Interview with Olga Neuwirth
Olga Neuwirth is an Austrian composer who has worked extensively in Europe and the United States. She composed an opera “Lost Highway,” based on the movie by David Lynch, which premiered in the United States in February 2007. She was invited by the Harvard Department of Music to give a talk as part of series called “Composer’s Colloquia” on March 12, 2007. Her most recent concert, called Hommage à Klaus Nomi – a songplay in nine fits, took place at the Berliner Festspiele on March 6, 7 and 8, 2008.
Interview by Sabrina Dax
Could you tell us what your current concert, titled Hommage à Klaus Nomi – a songplay in nine fits, is about?
When I was thirteen, my father bought me an LP of Klaus Nomi, who had this incredible, angel-like voice, and his songs were a combination of pop and classical music. He trained his voice by himself to become a counter tenor. It was not at all common in the seventies and eighties to perform as a counter tenor. He was from a village in Germany and he went to Berlin and then to New York. His name was originally Klaus Sperber, and then he changed it to Klaus Nomi. So he created a new identity for himself, an alien figure of a sad clown, completely pale and white, with very robotic, mechanical gestures. I was completely intrigued by him and since the age of thirteen, I was always a fan of his songs and his personality. He was one of the first famous AIDS victims and he died at the age of thirty-nine. He was a man who was obsessed by becoming someone else and trying not to fit into the rules of society, which is a very important topic – at least for me. I rearranged nine of his songs (because of the content of the text) and called them a hommage.
How would you characterize your work?

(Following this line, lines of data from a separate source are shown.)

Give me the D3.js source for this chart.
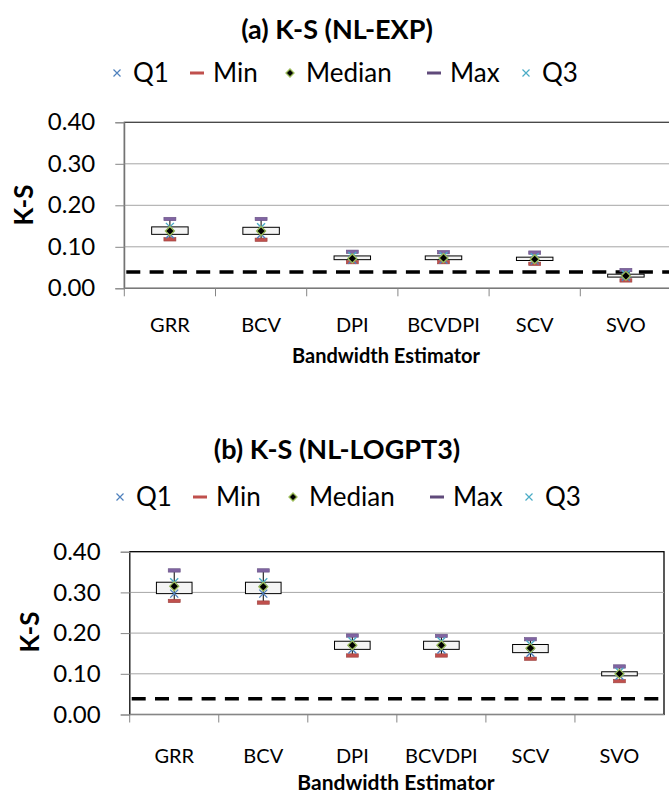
<!DOCTYPE html>
<html>
<head>
<meta charset="utf-8">
<script src="https://cdn.jsdelivr.net/npm/d3@7"></script>
<style>
  body { margin: 0; background: #fff; }
  text { font-family: Lato, "Open Sans", sans-serif; fill: #000; }
</style>
</head>
<body>
<div id="chart"></div>
<script>
// categories and box statistics
var estimators = ["GRR", "BCV", "DPI", "BCVDPI", "SCV", "SVO"];

var expMin = [0.118, 0.117, 0.063, 0.063, 0.059, 0.019];
var expQ1  = [0.130, 0.130, 0.069, 0.069, 0.067, 0.027];
var expMed = [0.138, 0.138, 0.072, 0.073, 0.070, 0.030];
var expQ3  = [0.148, 0.147, 0.078, 0.078, 0.075, 0.034];
var expMax = [0.167, 0.167, 0.088, 0.087, 0.086, 0.044];

var logMin = [0.279, 0.275, 0.145, 0.145, 0.137, 0.082];
var logQ1  = [0.297, 0.297, 0.160, 0.160, 0.152, 0.095];
var logMed = [0.315, 0.314, 0.170, 0.170, 0.163, 0.100];
var logQ3  = [0.325, 0.325, 0.180, 0.180, 0.172, 0.105];
var logMax = [0.354, 0.354, 0.194, 0.193, 0.185, 0.118];

var yTicks = [0, 0.1, 0.2, 0.3, 0.4];
var threshold = 0.039;
var legendNames = ["Q1", "Min", "Median", "Max", "Q3"];

var colors = {Q1: "#4f81bd", Min: "#c0504d", Median: "#9bbb59", Max: "#8064a2", Q3: "#4bacc6"};

var svg = d3.select("#chart").append("svg")
  .attr("width", 669).attr("height", 807);

function rows(mn, q1, md, q3, mx) {
  return estimators.map(function(c, i) {
    return {cat: c, min: mn[i], q1: q1[i], med: md[i], q3: q3[i], max: mx[i]};
  });
}

function xMark(g, x, y, r, col, w) {
  g.append("path")
    .attr("d", "M" + (x - r) + "," + (y - r) + "L" + (x + r) + "," + (y + r) +
               "M" + (x - r) + "," + (y + r) + "L" + (x + r) + "," + (y - r))
    .attr("stroke", col).attr("stroke-width", w).attr("fill", "none");
}

function diamond(g, x, y, r) {
  g.append("path")
    .attr("d", "M" + x + "," + (y - r) + "L" + (x + r) + "," + y + "L" + x + "," + (y + r) + "L" + (x - r) + "," + y + "Z")
    .attr("fill", "#000").attr("stroke", colors.Median).attr("stroke-width", 1.3);
}

function bar(g, x, y, w, col) {
  g.append("rect").attr("x", x - w / 2).attr("y", y - 1.7).attr("width", w).attr("height", 3.4)
    .attr("fill", col).attr("stroke", d3.color(col).darker(0.6)).attr("stroke-width", 0.6);
}

function drawPanel(p) {
  var data = rows(p.mn, p.q1, p.md, p.q3, p.mx);
  var x = d3.scaleBand().domain(estimators).range([p.left, p.right]);
  var y = d3.scaleLinear().domain([0, 0.4]).range([p.bottom, p.top]);
  var g = svg.append("g");

  // title
  g.append("text").attr("x", p.titleX).attr("y", p.titleY).attr("text-anchor", "middle")
    .style("font-size", "27px").style("font-weight", "bold").text(p.title);

  // legend
  var lg = g.append("g").attr("transform", "translate(0," + p.legendY + ")");
  var lx = [0, 80, 173, 317, 409];
  legendNames.forEach(function(n, i) {
    var mx = p.legX + lx[i];
    if (n == "Q1" || n == "Q3") xMark(lg, mx, 0, 3.5, colors[n], 1.2);
    else if (n == "Median") diamond(lg, mx, 0, 4);
    else lg.append("rect").attr("x", mx - 7).attr("y", -1.5).attr("width", 14).attr("height", 3).attr("fill", n == "Min" ? "#c0504d" : "#604a7b");
    lg.append("text").attr("x", mx + 16).attr("y", 0).attr("dy", "0.36em")
      .style("font-size", "26px").text(n);
  });

  // plot border
  g.append("rect").attr("x", p.left).attr("y", p.top)
    .attr("width", p.right - p.left).attr("height", p.bottom - p.top)
    .attr("fill", "none").attr("stroke", p.border).attr("stroke-width", 1.3);

  // gridlines
  g.selectAll(".grid").data(yTicks.filter(function(t) { return t > 0 && t < 0.4; }))
    .enter().append("line")
    .attr("x1", p.left).attr("x2", p.right)
    .attr("y1", function(d) { return y(d); }).attr("y2", function(d) { return y(d); })
    .attr("stroke", "#a6a6a6").attr("stroke-width", 1);

  // y axis
  var ya = g.append("g").attr("transform", "translate(" + p.left + ",0)")
    .call(d3.axisLeft(y).tickValues(yTicks).tickFormat(d3.format(".2f")).tickSize(9).tickPadding(20));
  ya.select(".domain").attr("stroke", "#868686");
  ya.selectAll(".tick line").attr("stroke", "#868686");
  ya.selectAll(".tick text").style("font-size", "24px").attr("fill", "#000").style("font-family", "Lato, sans-serif");

  // x axis
  var xa = g.append("g").attr("transform", "translate(0," + p.bottom + ")");
  xa.append("line").attr("x1", p.left).attr("x2", p.right).attr("stroke", "#868686");
  xa.selectAll(".xt").data(estimators).enter().append("line")
    .attr("x1", function(d) { return x(d); }).attr("x2", function(d) { return x(d); })
    .attr("y1", 0).attr("y2", 8).attr("stroke", "#868686");
  xa.selectAll(".xl").data(estimators).enter().append("text")
    .attr("x", function(d) { return x(d) + x.bandwidth() / 2; }).attr("y", p.catY)
    .attr("text-anchor", "middle").style("font-size", "20px").text(function(d) { return d; });

  g.append("text").attr("x", p.xTitleX).attr("y", p.xTitleY).attr("text-anchor", "middle")
    .style("font-size", p.xTitleSize).style("font-weight", "bold").text("Bandwidth Estimator");
  g.append("text").attr("transform", "translate(" + p.yTitleX + "," + p.yTitleY + ") rotate(-90)")
    .attr("text-anchor", "middle").style("font-size", "26px").style("font-weight", "bold").text("K-S");

  // threshold
  g.append("line").attr("x1", p.left + 2).attr("x2", p.right)
    .attr("y1", y(threshold)).attr("y2", y(threshold))
    .attr("stroke", "#000").attr("stroke-width", 3.5).attr("stroke-dasharray", "14,9.3");

  // boxes
  var bw = x.bandwidth() * 0.4;
  data.forEach(function(d) {
    var cx = x(d.cat) + x.bandwidth() / 2;
    g.append("line").attr("x1", cx).attr("x2", cx).attr("y1", y(d.max)).attr("y2", y(d.min))
      .attr("stroke", "#000").attr("stroke-width", 1);
    g.append("rect").attr("x", cx - bw / 2).attr("y", y(d.q3)).attr("width", bw)
      .attr("height", y(d.q1) - y(d.q3)).attr("fill", "#f4f4f4").attr("stroke", "#000").attr("stroke-width", 1);
    g.append("line").attr("x1", cx).attr("x2", cx).attr("y1", y(d.q3)).attr("y2", y(d.q1))
      .attr("stroke", "#000").attr("stroke-width", 1);
    bar(g, cx, y(d.max), 12, colors.Max);
    bar(g, cx, y(d.min), 12, colors.Min);
    xMark(g, cx, y(d.q1), 4, colors.Q1, 1.4);
    xMark(g, cx, y(d.q3), 4, colors.Q3, 1.4);
    diamond(g, cx, y(d.med), 4.5);
  });
}

drawPanel({
  title: "(a) K-S (NL-EXP)", titleX: 337, titleY: 39, legendY: 73, legX: 117,
  left: 124.3, right: 671.5, top: 122.3, bottom: 288.3, border: "#404040", catY: 44,
  mn: expMin, q1: expQ1, md: expMed, q3: expQ3, mx: expMax,
  xTitleX: 386, xTitleY: 363, xTitleSize: "20px", yTitleX: 33, yTitleY: 205
});

drawPanel({
  title: "(b) K-S (NL-LOGPT3)", titleX: 337, titleY: 459, legendY: 497, legX: 120,
  left: 129.7, right: 664, top: 551.7, bottom: 714.5, border: "#000", catY: 48,
  mn: logMin, q1: logQ1, md: logMed, q3: logQ3, mx: logMax,
  xTitleX: 396, xTitleY: 790, xTitleSize: "21px", yTitleX: 39, yTitleY: 632
});
</script>
</body>
</html>
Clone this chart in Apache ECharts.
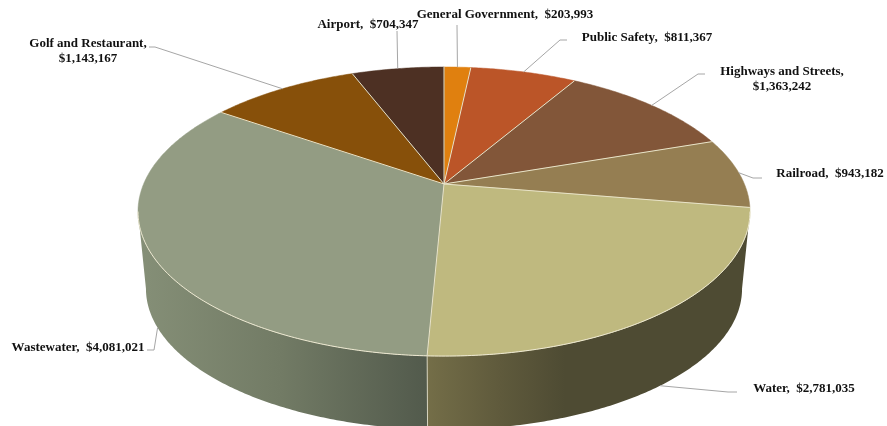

Are there particular themes you deal with?
Nowadays it’s hard to be a composer in the classical sense. We’re in a fast moving/changing world and everyone has to function immediately, but composing is actually an old craft and it takes a lot of time. I first studied film and painting, but then I thought that music is the proper form of expression for me. If I do music theater, I use texts which deal with the huge topic of human conditions, human existence. What is life, what is death, what is in between, what is sexuality, what is identity, how do people deal with everyday life and sorrow? I’m especially stimulated by living authors. Most of the people in my business go back to Goethe or Sophocles, but I want to show the problems with our conditions today, so that’s why I am interested in the language of contemporary authors.
Speaking of authors, what was it like to work with Elfriede Jelinek? How did you meet?
I’ve known her since I was fifteen. She’s actually one of my best friends. She always took me seriously even when I was very young and she always supported me. A woman composer is still very rare, and her spiritual support was very important. We have the kind of relationship where we don’t have to talk a lot, because there is a hyper-understanding. It’s often a problem if people always have to explain themselves and you still don’t find a common ground for understanding, but with her, it’s so easy, because we have a similar view of the world, and how to express it with irony, sometimes even sarcasm and seriousness. After I met her the first time when I was 15, I wrote her a letter, which she answered, and we met.
You lived in Berlin for four years. Does Berlin have a special significance for you in terms of your work?
Maybe not in terms of work. Berlin is not a city for new music. Berlin was always a city for theater and film, and maybe classical music, like with the Berlin Philharmonics, but new music is not really a beloved child of the city. My uncle lived in Berlin when the wall still existed, so I was here often when I was very young. Many artists came from everywhere, and there was a big solidarity and exchange of ideas amongst them. The first time I lived in the city was in 1995, when I received a DAAD fellowship. Then I came again after 2000. The prices for flats went down after 2000, which created another possibility to come to the city, and it became a more vivid and exciting place again.
Is there a difference between your experiences in the Europe and the United States?
They are different cultures. The tradition of what people listen to from their early childhood on is different, so the auditory memory of people is different. One is not better than the other, it’s just different. I think the expectations from a European in America are different, as are the expectations when an American comes to Europe. It is nice that I had some possibilities to be performed in the States, since it’s not the most prominent country for new music. One big difference is how people deal with their colleagues. There is more solidarity in the US.
There are more possibilities in Europe in terms of performances and money for this kind of art form. My kind of music is a minority. You are more dependent on funding from individuals in the States, whereas in Europe there is still more state funding, but it is becoming less and less. I think it is always interesting to see how governments deal/dealt with their artists – it shows a lot about society.
Where do you like to work?
I need calm places. As a composer, you sit there for hours and hours, weeks and weeks, months and months, alone at your table. I need silence to concentrate and to compose. When I moved back to Vienna, I looked for a very silent flat, and now I have one. I grew up in the countryside and therefore it’s also very important to go back to nature, to touch the grass, although I love cities. My life is a combination of city life with the possibility of relaxing in the countryside.
Do you know what your next project will be?
At the moment I’m composing the music for a two-hour film by Austrian film-maker Michael Glawogger, called Das Vaterspiel.